§ **The exercise**
Set down each line of the material that follows, exactly, with no pictures.

§ **Information shown**
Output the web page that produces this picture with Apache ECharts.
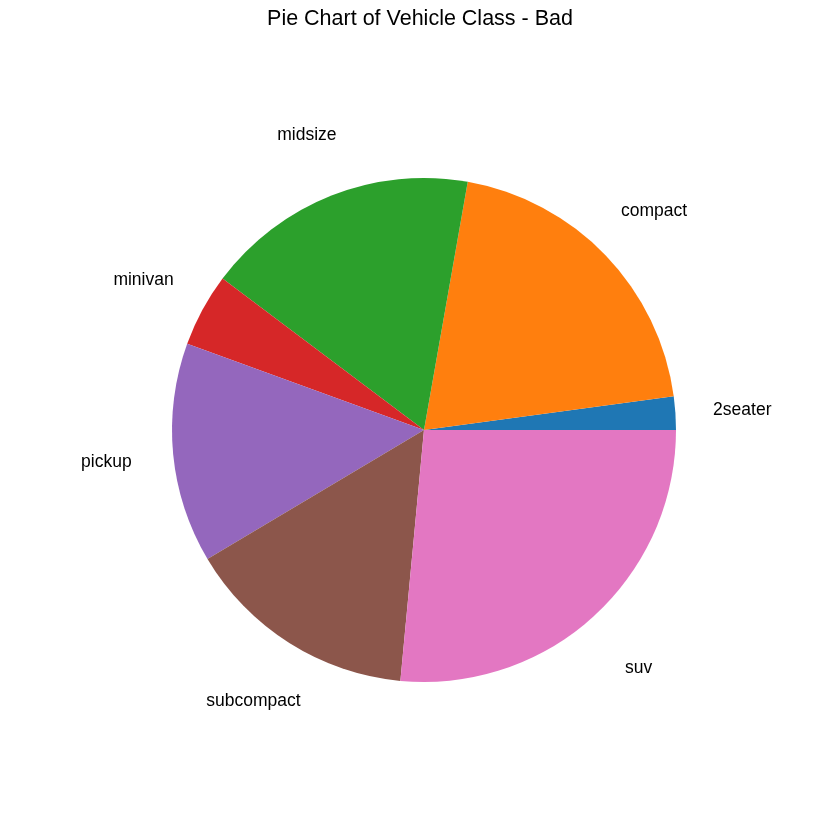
<!DOCTYPE html>
<html>
<head>
<meta charset="utf-8">
<script src="https://cdn.jsdelivr.net/npm/echarts@6/dist/echarts.min.js"></script>
<style>html,body{margin:0;padding:0;background:#fff}#c{width:840px;height:840px}</style>
</head>
<body>
<div id="c"></div>
<script>
const categories = ["2seater", "compact", "midsize", "minivan", "pickup", "subcompact", "suv"];
const counts = [5, 47, 41, 11, 33, 35, 62];
const colors = ["#1f77b4", "#ff7f0e", "#2ca02c", "#d62728", "#9467bd", "#8c564b", "#e377c2"];
const titleText = "Pie Chart of Vehicle Class - Bad";

const data = categories.map((c, i) => ({name: c, value: counts[i]}));
const chart = echarts.init(document.getElementById('c'), null, {renderer: 'canvas'});
chart.setOption({
  backgroundColor: '#ffffff',
  animation: false,
  title: {
    text: titleText, left: 'center', top: 3,
    textStyle: {fontFamily: 'Liberation Sans, Arial, sans-serif', fontSize: 21.5, fontWeight: 'normal', color: '#000'}
  },
  series: [{
    type: 'pie',
    center: [424, 430],
    radius: [0, 252],
    startAngle: 0,
    clockwise: false,
    avoidLabelOverlap: false,
    color: colors,
    itemStyle: {borderWidth: 0},
    label: {show: false},
    labelLine: {show: false},
    emphasis: {disabled: true},
    data: data
  }, {
    type: 'pie',
    center: [424, 432],
    radius: [252, 380],
    startAngle: 0,
    clockwise: false,
    avoidLabelOverlap: false,
    silent: true,
    itemStyle: {color: 'rgba(0,0,0,0)', borderWidth: 0},
    label: {
      show: true, position: 'inside', rotate: 0, color: '#000',
      fontFamily: 'Liberation Sans, Arial, sans-serif', fontSize: 17.5,
      align: 'center', verticalAlign: 'middle'
    },
    labelLine: {show: false},
    emphasis: {disabled: true},
    data: data
  }]
});
</script>
</body>
</html>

§ **Exercise answer**
Output the web page that produces this picture with Apache ECharts.
<!DOCTYPE html>
<html>
<head>
<meta charset="utf-8">
<script src="https://cdn.jsdelivr.net/npm/echarts@6/dist/echarts.min.js"></script>
<style>html,body{margin:0;padding:0;background:#fff}#c{width:840px;height:840px}</style>
</head>
<body>
<div id="c"></div>
<script>
const categories = ["2seater", "compact", "midsize", "minivan", "pickup", "subcompact", "suv"];
const counts = [5, 47, 41, 11, 33, 35, 62];
const colors = ["#1f77b4", "#ff7f0e", "#2ca02c", "#d62728", "#9467bd", "#8c564b", "#e377c2"];
const titleText = "Pie Chart of Vehicle Class - Bad";

const data = categories.map((c, i) => ({name: c, value: counts[i]}));
const chart = echarts.init(document.getElementById('c'), null, {renderer: 'canvas'});
chart.setOption({
  backgroundColor: '#ffffff',
  animation: false,
  title: {
    text: titleText, left: 'center', top: 3,
    textStyle: {fontFamily: 'Liberation Sans, Arial, sans-serif', fontSize: 21.5, fontWeight: 'normal', color: '#000'}
  },
  series: [{
    type: 'pie',
    center: [424, 430],
    radius: [0, 252],
    startAngle: 0,
    clockwise: false,
    avoidLabelOverlap: false,
    color: colors,
    itemStyle: {borderWidth: 0},
    label: {show: false},
    labelLine: {show: false},
    emphasis: {disabled: true},
    data: data
  }, {
    type: 'pie',
    center: [424, 432],
    radius: [252, 380],
    startAngle: 0,
    clockwise: false,
    avoidLabelOverlap: false,
    silent: true,
    itemStyle: {color: 'rgba(0,0,0,0)', borderWidth: 0},
    label: {
      show: true, position: 'inside', rotate: 0, color: '#000',
      fontFamily: 'Liberation Sans, Arial, sans-serif', fontSize: 17.5,
      align: 'center', verticalAlign: 'middle'
    },
    labelLine: {show: false},
    emphasis: {disabled: true},
    data: data
  }]
});
</script>
</body>
</html>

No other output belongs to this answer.